With just a few days left in the candidate filing period for the March primary election, some familiar names have once again put themselves on the ballot.
There will be a full race for the Republicans running for New Hanover County Commissioners seats, as incumbent Woody White announced Thursday he will be seeking re-election.
“Elected officials must always keep their promises,” White said in his announcement on social media. “I am proud to have always done so and will continue keeping the promises I make if I am fortunate enough to be elected to my second term as County Commissioner.”
White, who has served as a commissioner since 2012 and was chair from 2012 – 2014, announced last month that he would not be running for U.S. Congress against current District 7 representative and fellow Republican David Rouzer.

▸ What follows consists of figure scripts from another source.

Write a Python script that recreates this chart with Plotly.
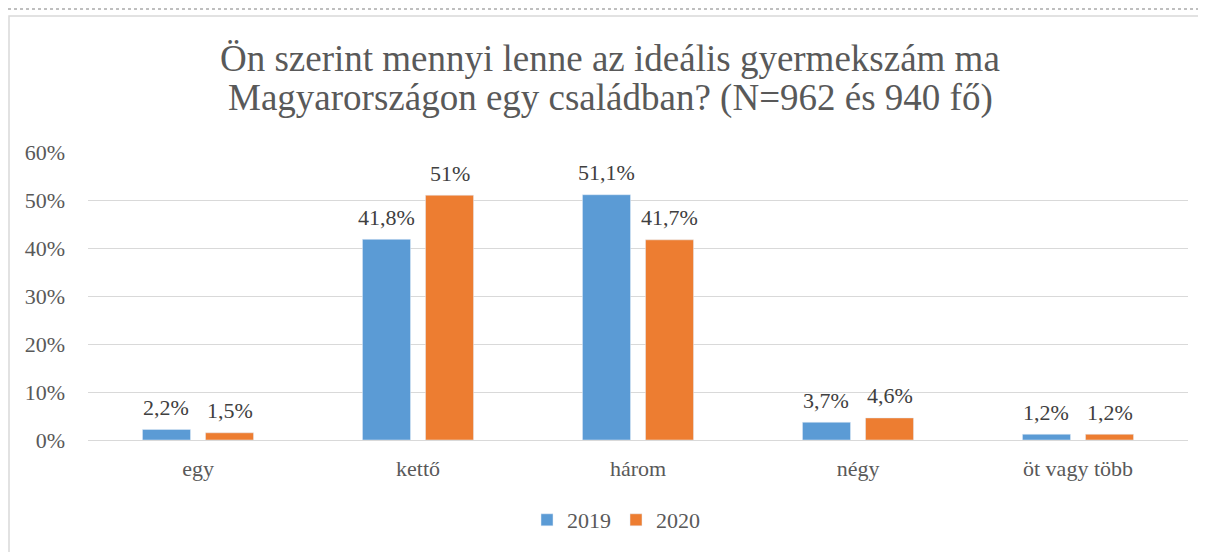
import plotly.graph_objects as go

categories = ["egy", "kettő", "három", "négy", "öt vagy több"]
values_2019 = [2.2, 41.8, 51.1, 3.7, 1.2]
values_2020 = [1.5, 51.0, 41.7, 4.6, 1.2]
labels_2019 = ["2,2%", "41,8%", "51,1%", "3,7%", "1,2%"]
labels_2020 = ["1,5%", "51%", "41,7%", "4,6%", "1,2%"]
y_ticks = [0, 10, 20, 30, 40, 50, 60]
y_tick_labels = ["0%", "10%", "20%", "30%", "40%", "50%", "60%"]
title_lines = ["Ön szerint mennyi lenne az ideális gyermekszám ma",
               "Magyarországon egy családban? (N=962 és 940 fő)"]

FONT = "Liberation Serif"
OFF = 8  # page body margin
W, H = 1206 - OFF, 552 - OFF
L, R, T, B = 80, 18, 144, 112
PW, PH = W - L - R, H - T - B
BARGAP, GROUPGAP = 0.427, 0.238
SLOT = PW / len(categories) * (1 - BARGAP) / 2  # px width per bar slot


def px_x(px):
    return (px - OFF - L) / PW


def px_y(py):
    return (H - B - (py - OFF)) / PH


fig = go.Figure()
fig.add_trace(go.Bar(name="2019", x=categories, y=values_2019, marker_color="#5b9bd5"))
fig.add_trace(go.Bar(name="2020", x=categories, y=values_2020, marker_color="#ed7d31"))

label_annotations = []
for vals, labs, shift in ((values_2019, labels_2019, -SLOT / 2), (values_2020, labels_2020, SLOT / 2)):
    for c, v, t in zip(categories, vals, labs):
        label_annotations.append(dict(
            text=t, x=c, y=v, xref="x", yref="y", xshift=shift, yshift=22,
            xanchor="center", yanchor="middle", showarrow=False,
            font=dict(family=FONT, size=22, color="#404040")))

fig.update_layout(
    width=W, height=H,
    margin=dict(l=L, r=R, t=T, b=B, autoexpand=False),
    paper_bgcolor="white", plot_bgcolor="white",
    barmode="group", bargap=BARGAP, bargroupgap=GROUPGAP,
    font=dict(family=FONT, color="#595959", size=22),
    showlegend=True,
    legend=dict(orientation="h", x=px_x(616), xanchor="center", y=px_y(520), yanchor="middle",
                font=dict(family=FONT, size=22, color="#595959"), itemwidth=30,
                traceorder="normal"),
    xaxis=dict(showgrid=False, showline=False, ticks="", tickfont=dict(family=FONT, size=22, color="#595959"),
               ticklabelstandoff=13),
    yaxis=dict(range=[0, 60], tickvals=y_ticks, ticktext=y_tick_labels, showgrid=True,
               gridcolor="#d9d9d9", gridwidth=1, zeroline=True, zerolinecolor="#d9d9d9",
               zerolinewidth=1, ticks="", showline=False,
               tickfont=dict(family=FONT, size=22, color="#595959"), ticklabelstandoff=22),
    annotations=[
        dict(text=title_lines[0], x=px_x(610), y=px_y(58), xref="paper", yref="paper",
             xanchor="center", yanchor="middle", showarrow=False,
             font=dict(family=FONT, size=37, color="#595959")),
        dict(text=title_lines[1], x=px_x(610), y=px_y(98), xref="paper", yref="paper",
             xanchor="center", yanchor="middle", showarrow=False,
             font=dict(family=FONT, size=37, color="#595959")),
    ] + label_annotations,
    shapes=[
        dict(type="rect", xref="paper", yref="paper", x0=px_x(9), x1=px_x(1203),
             y0=px_y(16), y1=px_y(570), line=dict(color="#d9d9d9", width=1.5)),
        dict(type="line", xref="paper", yref="paper", x0=px_x(8), x1=px_x(1206),
             y0=px_y(9), y1=px_y(9), line=dict(color="#bfbfbf", width=2, dash="dot")),
    ],
)

fig.write_html("out.html")
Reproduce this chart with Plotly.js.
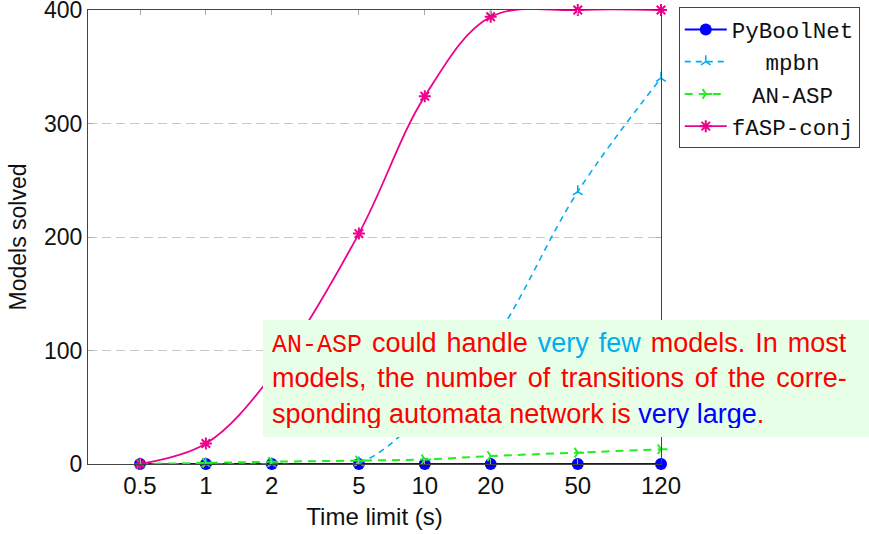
<!DOCTYPE html>
<html>
<head>
<meta charset="utf-8">
<script src="https://cdn.plot.ly/plotly-3.0.1.min.js"></script>
<style>html,body{margin:0;padding:0;background:#fff;}#chart{width:869px;height:534px;}</style>
</head>
<body>
<div id="chart"></div>
<script>
// Data
const timeLimits = [0.5, 1, 2, 5, 10, 20, 50, 120];
const tickLabels = ["0.5", "1", "2", "5", "10", "20", "50", "120"];
const yTicks = [0, 100, 200, 300, 400];
const pyboolnet = [0, 0, 0, 0, 0, 0, 0, 0];
const mpbn = [0, 0, 0, 1, 45, 105, 240, 340];
const anAsp = [0, 1, 2, 3, 4, 7, 10, 13];
const faspConj = [0, 18, 78, 203, 324, 394, 400, 400];
const seriesNames = ["PyBoolNet", "mpbn", "AN-ASP", "fASP-conj"];

const sansFont = "Liberation Sans, Arial, sans-serif";
const monoFont = "Liberation Mono, DejaVu Sans Mono, monospace";
const NB = "\u00A0";
const halfSp = '<span style="font-size:11px">' + NB + '</span>';
// legend labels centred in the legend column (monospace padding)
const legendLabels = [
  seriesNames[0],
  NB + NB + halfSp + seriesNames[1],
  NB + halfSp + seriesNames[2],
  seriesNames[3]
];

const traces = [
  {x: timeLimits, y: pyboolnet, name: legendLabels[0], mode: "lines+markers",
   line: {color: "#0000ff", width: 2}, marker: {symbol: "circle", size: 12, color: "#0000ff"}, cliponaxis: false},
  {x: timeLimits, y: mpbn, name: legendLabels[1], mode: "lines+markers",
   line: {color: "#00aeef", width: 1.6, dash: "6px,5px", shape: "spline", smoothing: 1},
   marker: {symbol: "y-up-open", size: 8, color: "#00aeef", line: {color: "#00aeef", width: 1.6}}, cliponaxis: false},
  {x: timeLimits, y: anAsp, name: legendLabels[2], mode: "lines+markers",
   line: {color: "#22ee22", width: 2, dash: "8px,6px", shape: "spline", smoothing: 1},
   marker: {symbol: "y-right-open", size: 8, color: "#22ee22", line: {color: "#22ee22", width: 2}}, cliponaxis: false},
  {x: timeLimits, y: faspConj, name: legendLabels[3], mode: "lines+markers",
   line: {color: "#ec008c", width: 1.8, shape: "spline", smoothing: 1},
   marker: {symbol: "asterisk-open", size: 10, color: "#ec008c", line: {color: "#ec008c", width: 2}}, cliponaxis: false}
];

const annText =
  '<span style="word-spacing:2.5px"><span style="font-family:\'Liberation Mono\', monospace;font-size:25px">AN-ASP</span> could handle ' +
  '<span style="color:#00aeef">very few</span> models. In most</span><br>' +
  '<span style="word-spacing:3.2px">models, the number of transitions of the corre-</span><br>' +
  'sponding automata network is <span style="color:#0000ff">very large</span>.';

const layout = {
  width: 869, height: 534,
  margin: {l: 88, r: 208, t: 10, b: 70, autoexpand: false},
  paper_bgcolor: "#ffffff", plot_bgcolor: "#ffffff",
  font: {family: sansFont, size: 21, color: "#111"},
  showlegend: true,
  xaxis: {
    type: "log",
    range: [-0.5386, Math.log10(120)],
    tickvals: timeLimits, ticktext: tickLabels,
    ticks: "inside", ticklen: 5, tickcolor: "#aaa", tickwidth: 1,
    showline: true, linecolor: "#444", linewidth: 1, mirror: "ticks",
    showgrid: false, zeroline: false,
    tickfont: {family: sansFont, size: 24, color: "#111"},
    title: {text: "Time limit (s)", font: {family: sansFont, size: 24, color: "#111"}, standoff: 10}
  },
  yaxis: {
    range: [0, 400],
    tickvals: yTicks,
    ticks: "inside", ticklen: 5, tickcolor: "#aaa", tickwidth: 1,
    showline: true, linecolor: "#444", linewidth: 1, mirror: "ticks",
    showgrid: true, gridcolor: "#c8c8c8", griddash: "9px,5px", gridwidth: 1,
    zeroline: false,
    ticklabelstandoff: 0, ticklabeloverflow: "allow",
    tickfont: {family: sansFont, size: 23, color: "#111"},
    title: {text: "Models solved", font: {family: sansFont, size: 23, color: "#111"}, standoff: 10}
  },
  legend: {
    x: 1.031, y: 1.006, xanchor: "left", yanchor: "top",
    bgcolor: "#ffffff", bordercolor: "#444", borderwidth: 1,
    font: {family: monoFont, size: 22.5, color: "#111"},
    itemwidth: 42, tracegroupgap: 0
  },
  annotations: [{
    xref: "paper", yref: "paper",
    x: (263 - 88) / 573, y: (464 - 320) / 454,
    xanchor: "left", yanchor: "top",
    showarrow: false, align: "left", valign: "middle",
    bgcolor: "#e6ffe6", borderpad: 9, borderwidth: 0,
    width: 588, height: 99,
    text: annText,
    font: {family: sansFont, size: 27, color: "#ff0000"}
  }]
};

Plotly.newPlot("chart", traces, layout, {displayModeBar: false, staticPlot: true});
</script>
</body>
</html>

White’s candidacy brings the the number of Republicans vying for county board to four going into the final weekend before the filing period ends. Also running on the GOP ticket are fellow incumbent Beth Dawson (who this week was elected the board’s first female chair in over 30 years), current Cape Fear Public Utility Authority Board Chairwoman Patricia Kusek, and local real estate appraiser Campbell Dodd.
On the other side of the ticket, another familiar name is back on the ballot. Julia Boseman, a local attorney who served in the North Carolina State Senate from 2004 – 2011, has also filed her candidacy for the county board. When Boseman defeated White, the incumbent at the time, for the senate seat in 2004, she became the first openly gay member of the state legislature. Prior to that, Boseman also served as a New Hanover County Commissioner from 2000 – 2004.
Newcomer Nelson Beaulieu, a Cape Fear Community College instructor, is also running as a Democrat, joining incumbent and current board Vice-Chair Jonathan Barfield, Jr., who filed his candidacy earlier this month.
The race for open seats on the county’s Board of Education is equally crowded. Incumbent Lisa Estep, a Republican finishing her first term on the board, also announced in a statement this week that she is seeking re-election.
“It is important to encourage and enable all of our children of all abilities to perform to their maximum potential in order to achieve their goals and their dreams,” said Estep, whose five children all attended or currently attend New Hanover County public schools.
Current vice-chair Jeannette Nichols is already on the GOP ballot to defend her seat, along with Frank Meares, who is currently the elected supervisor of the New Hanover County Soil and Water Conservation District. Fellow Republican Tammy Covil announced in November that she would not be seeking re-election to the education board in order to run for the state House of Representatives seat being vacated by Rick Catlin, leaving her seat up for grabs.
There is also one new candidate on the Democrat side, Emma Saunders. Saunders, a retired career educator who worked in the New Hanover County Schools system, previously ran for the Board of Education in 2014 but lost. She joins four other Democrats on the primary ballot: Sandra Leigh, Kevin Spears, Chris Meek and James Jamison, Jr. Meek, also an area teacher, ran unsuccessfully for the board on the same slate as Saunders in 2014.
There are three open seats each on both the county commissioners board and the board of education in this cycle, meaning the top three vote-getters in the March primary from each party move on to the general election in November. The candidate filing period ends Monday, December 21.